Tuesday, October 28, 2014

The Atmospheric Circulation of the Hot Jupiter WASP-43b

The Atmospheric Circulation of the Hot Jupiter WASP-43b: Comparing Three-Dimensional Models to Spectrophotometric Data


Kataria et al


The hot Jupiter WASP-43b has now joined the ranks of transiting hot Jupiters HD 189733b and HD 209458b as an exoplanet with a large array of observational constraints on its atmospheric properties. Because WASP-43b receives a similar stellar flux as HD 209458b but has a rotation rate 4 times faster and a much higher gravity, studying WASP-43b serves as a test of the effect of rotation rate and gravity on the circulation when stellar irradiation is held approximately constant. Here we present 3D atmospheric circulation models of WASP-43b using the SPARC/MITgcm, a coupled radiation and circulation model, exploring the effects of composition, metallicity, and frictional drag. We find that the circulation regime of WASP-43b is not unlike other hot Jupiters, with equatorial superrotation that yields an eastward-shifted hotspot and large day-night temperature variations (~600 K at photospheric pressures). We then compare our model results to observations from Stevenson et al. which utilize HST/WFC3 to collect spectrophotometric phase curve measurements of WASP-43b from 1.12-1.65 microns. Our results show the 5x solar model lightcurve provides a good match to the data, with a phase offset of peak flux and planet/star flux ratio that is similar to observations; however, the model nightside appears to be brighter. Nevertheless, our 5x solar model provides an excellent match to the WFC3 dayside emission spectrum.

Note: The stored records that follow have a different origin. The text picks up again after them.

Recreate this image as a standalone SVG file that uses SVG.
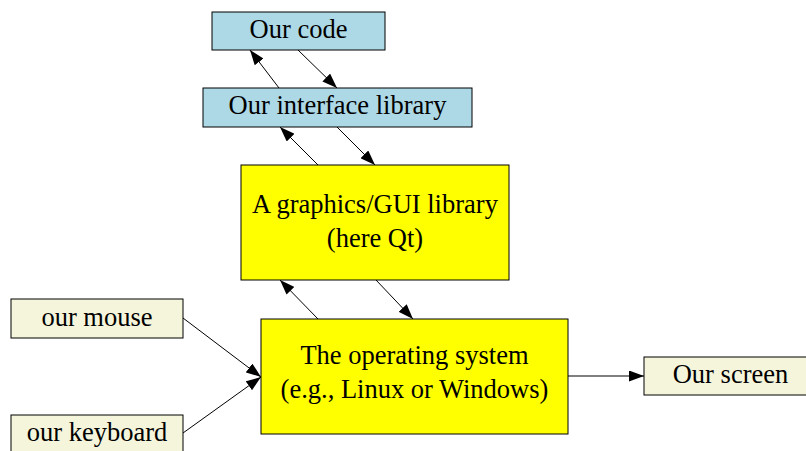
<svg xmlns="http://www.w3.org/2000/svg" width="806" height="451" viewBox="0 0 806 451">
<style>
.n rect{stroke:#000;stroke-width:1}
.blue rect{fill:#add8e6}
.yel rect{fill:#ffff00}
.beige rect{fill:#f5f5dc}
text{font-family:"Liberation Serif","Times New Roman",serif;font-size:26.5px;text-anchor:middle;fill:#000}
.e line{stroke:#000;stroke-width:1;marker-end:url(#ah)}
</style>
<defs>
<marker id="ah" viewBox="0 0 15 11" refX="15" refY="5.5" markerWidth="15" markerHeight="11" markerUnits="userSpaceOnUse" orient="auto">
<path d="M0,0 L15,5.5 L0,11 Z" fill="#000"/>
</marker>
</defs>
<rect width="806" height="451" fill="#fff"/>
<g id="edges" class="e">
<line x1="279" y1="88" x2="250" y2="50"/>
<line x1="298" y1="50" x2="337" y2="88"/>
<line x1="318" y1="165" x2="280" y2="127"/>
<line x1="337" y1="127" x2="375" y2="165"/>
<line x1="318" y1="319" x2="280" y2="280"/>
<line x1="376" y1="280" x2="413" y2="319"/>
<line x1="183" y1="318" x2="261" y2="377"/>
<line x1="183" y1="433" x2="261" y2="377"/>
<line x1="568" y1="376" x2="644" y2="376"/>
</g>
<g id="code" class="n blue"><rect x="212" y="12" width="173" height="38"/><text x="298.5" y="38">Our code</text></g>
<g id="iface" class="n blue"><rect x="203" y="88" width="269" height="39"/><text x="337.5" y="114">Our interface library</text></g>
<g id="gui" class="n yel"><rect x="241" y="165" width="268" height="115"/><text x="375" y="213">A graphics/GUI library</text><text x="375" y="247">(here Qt)</text></g>
<g id="os" class="n yel"><rect x="261" y="319" width="307" height="115"/><text x="414.5" y="364">The operating system</text><text x="414.5" y="398">(e.g., Linux or Windows)</text></g>
<g id="mouse" class="n beige"><rect x="11" y="299" width="172" height="39"/><text x="97" y="326">our mouse</text></g>
<g id="keyboard" class="n beige"><rect x="11" y="415" width="172" height="39"/><text x="97" y="441">our keyboard</text></g>
<g id="screen" class="n beige"><rect x="644" y="357" width="174" height="38"/><text x="730.5" y="383">Our screen</text></g>
</svg>
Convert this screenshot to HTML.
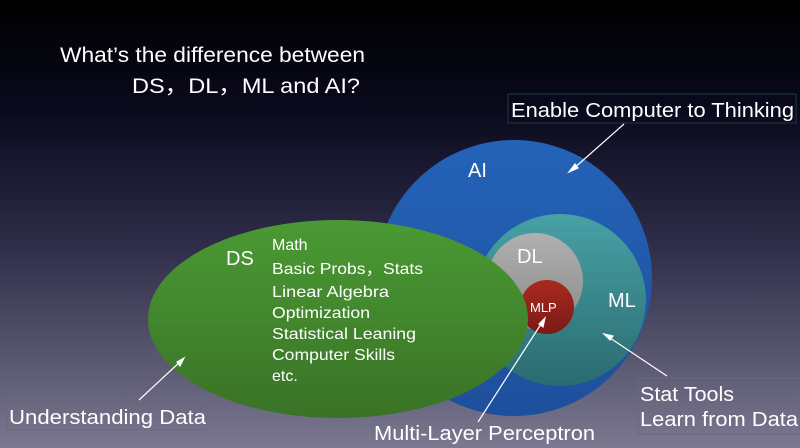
<!DOCTYPE html>
<html><head><style>
html,body{margin:0;padding:0;width:800px;height:448px;overflow:hidden}
svg{display:block}
text{font-family:"Liberation Sans",sans-serif;fill:#fff}
</style></head><body>
<svg width="800" height="448" viewBox="0 0 800 448">
<defs>
<linearGradient id="bg" x1="0" y1="0" x2="0" y2="1">
<stop offset="0" stop-color="#000"/>
<stop offset="0.25" stop-color="#0a0a1e"/>
<stop offset="0.55" stop-color="#2f2d48"/>
<stop offset="1" stop-color="#7b7890"/>
</linearGradient>
<linearGradient id="ai" x1="0" y1="0" x2="0" y2="1"><stop offset="0" stop-color="#2463b8"/><stop offset="1" stop-color="#1d4f9c"/></linearGradient>
<linearGradient id="ml" x1="0" y1="0" x2="0" y2="1"><stop offset="0" stop-color="#47a1a6"/><stop offset="1" stop-color="#2a6b70"/></linearGradient>
<linearGradient id="dl" x1="0" y1="0" x2="0" y2="1"><stop offset="0" stop-color="#b0b0b0"/><stop offset="1" stop-color="#8a8a8a"/></linearGradient>
<linearGradient id="mlp" x1="0" y1="0" x2="0" y2="1"><stop offset="0" stop-color="#a82a20"/><stop offset="1" stop-color="#7a1a14"/></linearGradient>
<linearGradient id="ds" x1="0" y1="0" x2="0" y2="1"><stop offset="0" stop-color="#4a9a34"/><stop offset="1" stop-color="#3a7226"/></linearGradient>
</defs>
<rect width="800" height="448" fill="url(#bg)"/>
<text x="60" y="62" font-size="21" textLength="305" lengthAdjust="spacingAndGlyphs">What’s the difference between</text>
<text x="132" y="93" font-size="21" textLength="228" lengthAdjust="spacingAndGlyphs">DS，DL，ML and AI?</text>
<circle cx="514" cy="278" r="138" fill="url(#ai)"/>
<circle cx="560" cy="300" r="86" fill="url(#ml)"/>
<circle cx="535" cy="281" r="48" fill="url(#dl)"/>
<circle cx="547" cy="307" r="27" fill="url(#mlp)"/>
<ellipse cx="338" cy="319" rx="190" ry="99" fill="url(#ds)"/>
<text x="468" y="177" font-size="20">AI</text>
<text x="517" y="263" font-size="20">DL</text>
<text x="608" y="307" font-size="20">ML</text>
<text x="530" y="312" font-size="13">MLP</text>
<text x="226" y="265" font-size="20">DS</text>
<g font-size="16">
<text x="272" y="250">Math</text>
<text x="272" y="274" textLength="151" lengthAdjust="spacingAndGlyphs">Basic Probs，Stats</text>
<text x="272" y="297" textLength="117" lengthAdjust="spacingAndGlyphs">Linear Algebra</text>
<text x="272" y="318" textLength="98" lengthAdjust="spacingAndGlyphs">Optimization</text>
<text x="272" y="339" textLength="144" lengthAdjust="spacingAndGlyphs">Statistical Leaning</text>
<text x="272" y="360" textLength="123" lengthAdjust="spacingAndGlyphs">Computer Skills</text>
<text x="272" y="381">etc.</text>
</g>
<rect x="508" y="94" width="288" height="29" fill="none" stroke="#1c3a3a" stroke-width="1"/>
<text x="511" y="117" font-size="20" textLength="283" lengthAdjust="spacingAndGlyphs">Enable Computer to Thinking</text>
<rect x="638" y="378" width="162" height="56" fill="none" stroke="#6a6a80" stroke-width="1"/>
<text x="640" y="401" font-size="20" textLength="94" lengthAdjust="spacingAndGlyphs">Stat Tools</text>
<text x="640" y="426" font-size="20" textLength="158" lengthAdjust="spacingAndGlyphs">Learn from Data</text>
<rect x="7" y="400" width="201" height="30" fill="none" stroke="#6a6a80" stroke-width="1"/>
<text x="9" y="424" font-size="20" textLength="197" lengthAdjust="spacingAndGlyphs">Understanding Data</text>
<text x="374" y="440" font-size="20" textLength="221" lengthAdjust="spacingAndGlyphs">Multi-Layer Perceptron</text>
<g stroke="#fff" stroke-width="1.2" fill="#fff">
<line x1="624" y1="124" x2="572" y2="170"/><polygon points="569,172 575,164 578,168"/>
<line x1="667" y1="376" x2="607" y2="336"/><polygon points="604,334 613,336 610,340"/>
<line x1="478" y1="422" x2="543" y2="321"/><polygon points="545,318 543,327 539,324"/>
<line x1="139" y1="400" x2="182" y2="360"/><polygon points="184,358 180,366 177,362"/>
</g>
</svg>
</body></html>
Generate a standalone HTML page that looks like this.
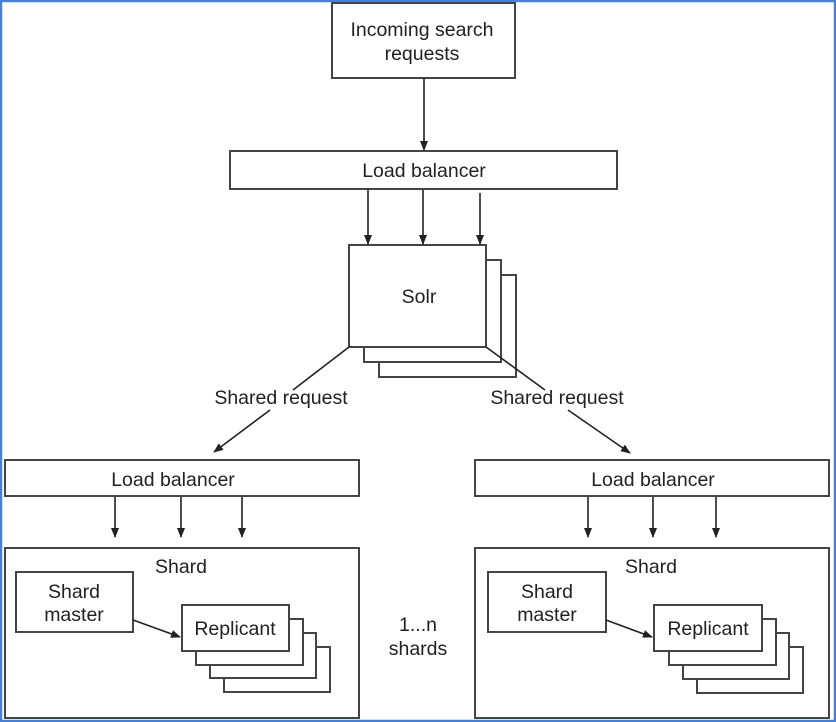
<!DOCTYPE html>
<html><head><style>
html,body{margin:0;padding:0;background:#fff}
svg{display:block}
text{font-family:"Liberation Sans",Arial,sans-serif;font-size:19.5px;fill:#222}
</style></head><body>
<svg width="836" height="722" viewBox="0 0 836 722" xmlns="http://www.w3.org/2000/svg">
<defs><marker id="a" markerWidth="10" markerHeight="10" refX="9" refY="5" orient="auto" markerUnits="userSpaceOnUse"><path d="M0,1 L10,5 L0,9 Z" fill="#222"/></marker></defs>
<rect x="1" y="1" width="834" height="720" fill="#fff" stroke="#4a80d2" stroke-width="2.5"/>
<g fill="#fff" stroke="#444" stroke-width="2">
<rect x="332" y="3" width="183" height="75"/>
<rect x="230" y="151" width="387" height="38"/>
<rect x="379" y="275" width="137" height="102"/>
<rect x="364" y="260" width="137" height="102"/>
<rect x="349" y="245" width="137" height="102"/>
<rect x="5" y="460" width="354" height="36"/>
<rect x="5" y="548" width="354" height="170"/>
<rect x="16" y="572" width="117" height="60"/>
<rect x="224" y="647" width="106" height="45"/>
<rect x="210" y="633" width="106" height="45"/>
<rect x="196" y="619" width="107" height="46"/>
<rect x="182" y="605" width="107" height="46"/>
<rect x="475" y="460" width="354" height="36"/>
<rect x="475" y="548" width="354" height="170"/>
<rect x="488" y="572" width="118" height="60"/>
<rect x="697" y="647" width="106" height="46"/>
<rect x="683" y="633" width="106" height="46"/>
<rect x="669" y="619" width="107" height="46"/>
<rect x="654" y="605" width="108" height="46"/>
</g>
<g stroke="#222" stroke-width="1.6" marker-end="url(#a)">
<line x1="424" y1="78" x2="424" y2="150"/>
<line x1="368" y1="190" x2="368" y2="244"/>
<line x1="423" y1="190" x2="423" y2="244"/>
<line x1="480" y1="193" x2="480" y2="244"/>
<line x1="115" y1="497" x2="115" y2="537"/>
<line x1="181" y1="497" x2="181" y2="537"/>
<line x1="242" y1="497" x2="242" y2="537"/>
<line x1="588" y1="497" x2="588" y2="537"/>
<line x1="653" y1="497" x2="653" y2="537"/>
<line x1="716" y1="497" x2="716" y2="537"/>
<line x1="133" y1="620" x2="180" y2="637"/>
<line x1="606" y1="620" x2="652" y2="637"/>
<line x1="270" y1="410" x2="214" y2="452"/>
<line x1="568" y1="410" x2="630" y2="453"/>
</g>
<g stroke="#222" stroke-width="1.6">
<line x1="349" y1="347" x2="293" y2="390"/>
<line x1="486" y1="347" x2="545" y2="390"/>
</g>
<g text-anchor="middle">
<text x="422" y="36">Incoming search</text>
<text x="422" y="60">requests</text>
<text x="424" y="177">Load balancer</text>
<text x="419" y="303">Solr</text>
<text x="281" y="404">Shared request</text>
<text x="557" y="404">Shared request</text>
<text x="173" y="486">Load balancer</text>
<text x="653" y="486">Load balancer</text>
<text x="181" y="573">Shard</text>
<text x="651" y="573">Shard</text>
<text x="74" y="598">Shard</text>
<text x="74" y="621">master</text>
<text x="547" y="598">Shard</text>
<text x="547" y="621">master</text>
<text x="235" y="635">Replicant</text>
<text x="708" y="635">Replicant</text>
<text x="418" y="631">1...n</text>
<text x="418" y="655">shards</text>
</g>
</svg>
</body></html>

This is a major success, as the result is a natural outcome of the 3D dynamics with no model tuning, and differs significantly from 1D models that can generally only match observations when appropriately tuned. In sum, these results demonstrate that 3D circulation models can provide important insights in interpreting exoplanet atmospheric observations, even at high spectral resolution, and highlight the potential for future observations with HST, JWST and other next-generation telescopes.